# DIRECTION
Below are several records. Retype exactly those lines running from the one with "Give me the TikZ source for this diagram." through the one with "(0,0) rectangle (1216,710);", end lines included, and no others.

# DATA ENTRIES

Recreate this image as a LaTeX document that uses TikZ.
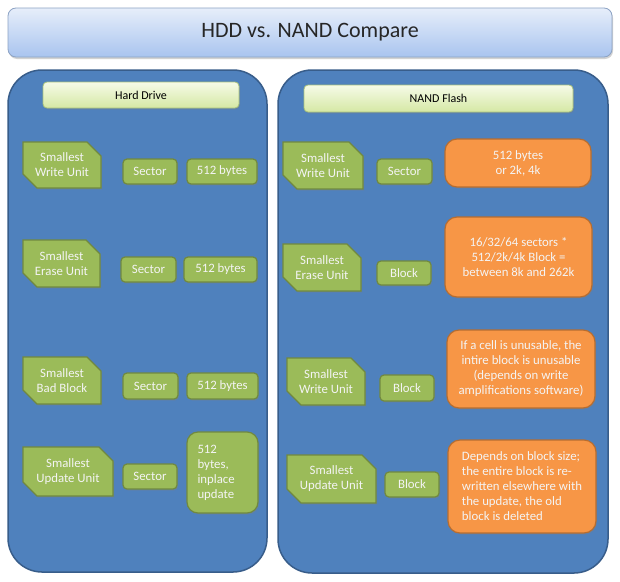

--

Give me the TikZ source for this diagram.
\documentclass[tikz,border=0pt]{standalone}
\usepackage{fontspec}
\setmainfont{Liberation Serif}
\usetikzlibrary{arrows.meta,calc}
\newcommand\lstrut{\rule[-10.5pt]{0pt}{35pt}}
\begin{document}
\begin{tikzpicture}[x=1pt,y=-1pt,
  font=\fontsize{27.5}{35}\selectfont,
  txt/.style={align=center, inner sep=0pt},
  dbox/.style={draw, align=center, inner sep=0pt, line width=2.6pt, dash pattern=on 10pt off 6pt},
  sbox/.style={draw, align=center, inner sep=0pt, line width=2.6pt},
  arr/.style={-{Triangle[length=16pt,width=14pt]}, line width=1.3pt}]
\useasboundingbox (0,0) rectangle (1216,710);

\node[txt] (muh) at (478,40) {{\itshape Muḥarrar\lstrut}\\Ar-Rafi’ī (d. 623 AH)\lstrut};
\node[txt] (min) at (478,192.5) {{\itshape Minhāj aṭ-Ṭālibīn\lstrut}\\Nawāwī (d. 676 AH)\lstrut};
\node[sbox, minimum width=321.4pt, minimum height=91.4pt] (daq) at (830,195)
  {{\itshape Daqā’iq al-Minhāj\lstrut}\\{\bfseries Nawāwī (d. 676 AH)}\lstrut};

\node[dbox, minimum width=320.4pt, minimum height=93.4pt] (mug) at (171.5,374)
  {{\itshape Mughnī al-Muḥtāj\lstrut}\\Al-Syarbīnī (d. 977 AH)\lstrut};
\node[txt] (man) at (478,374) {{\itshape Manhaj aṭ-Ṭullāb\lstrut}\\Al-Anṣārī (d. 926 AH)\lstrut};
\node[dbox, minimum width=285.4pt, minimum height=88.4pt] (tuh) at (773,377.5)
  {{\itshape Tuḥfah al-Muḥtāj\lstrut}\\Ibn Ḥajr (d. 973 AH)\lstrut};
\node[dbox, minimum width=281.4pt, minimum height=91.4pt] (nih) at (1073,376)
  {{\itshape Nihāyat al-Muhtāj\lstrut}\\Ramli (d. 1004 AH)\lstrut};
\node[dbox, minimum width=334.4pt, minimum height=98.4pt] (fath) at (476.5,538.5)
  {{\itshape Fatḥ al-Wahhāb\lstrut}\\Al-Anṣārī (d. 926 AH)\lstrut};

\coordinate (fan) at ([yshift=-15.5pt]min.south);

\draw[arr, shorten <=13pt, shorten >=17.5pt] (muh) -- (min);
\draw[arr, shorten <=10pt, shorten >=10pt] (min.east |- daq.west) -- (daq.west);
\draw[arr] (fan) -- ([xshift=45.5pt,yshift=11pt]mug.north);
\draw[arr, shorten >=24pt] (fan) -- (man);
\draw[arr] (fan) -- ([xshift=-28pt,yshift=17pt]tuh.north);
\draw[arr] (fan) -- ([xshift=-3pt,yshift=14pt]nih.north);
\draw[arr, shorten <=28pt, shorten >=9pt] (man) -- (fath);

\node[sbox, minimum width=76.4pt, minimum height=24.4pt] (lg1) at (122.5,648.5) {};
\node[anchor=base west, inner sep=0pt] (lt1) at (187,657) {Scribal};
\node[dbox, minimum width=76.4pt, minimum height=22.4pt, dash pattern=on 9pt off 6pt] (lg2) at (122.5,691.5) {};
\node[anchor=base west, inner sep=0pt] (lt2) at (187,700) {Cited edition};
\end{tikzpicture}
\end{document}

# WRITTEN SOLUTION
Give me the TikZ source for this diagram.
\documentclass[tikz,border=0pt]{standalone}
\usepackage{fontspec}
\setmainfont{Liberation Serif}
\usetikzlibrary{arrows.meta,calc}
\newcommand\lstrut{\rule[-10.5pt]{0pt}{35pt}}
\begin{document}
\begin{tikzpicture}[x=1pt,y=-1pt,
  font=\fontsize{27.5}{35}\selectfont,
  txt/.style={align=center, inner sep=0pt},
  dbox/.style={draw, align=center, inner sep=0pt, line width=2.6pt, dash pattern=on 10pt off 6pt},
  sbox/.style={draw, align=center, inner sep=0pt, line width=2.6pt},
  arr/.style={-{Triangle[length=16pt,width=14pt]}, line width=1.3pt}]
\useasboundingbox (0,0) rectangle (1216,710);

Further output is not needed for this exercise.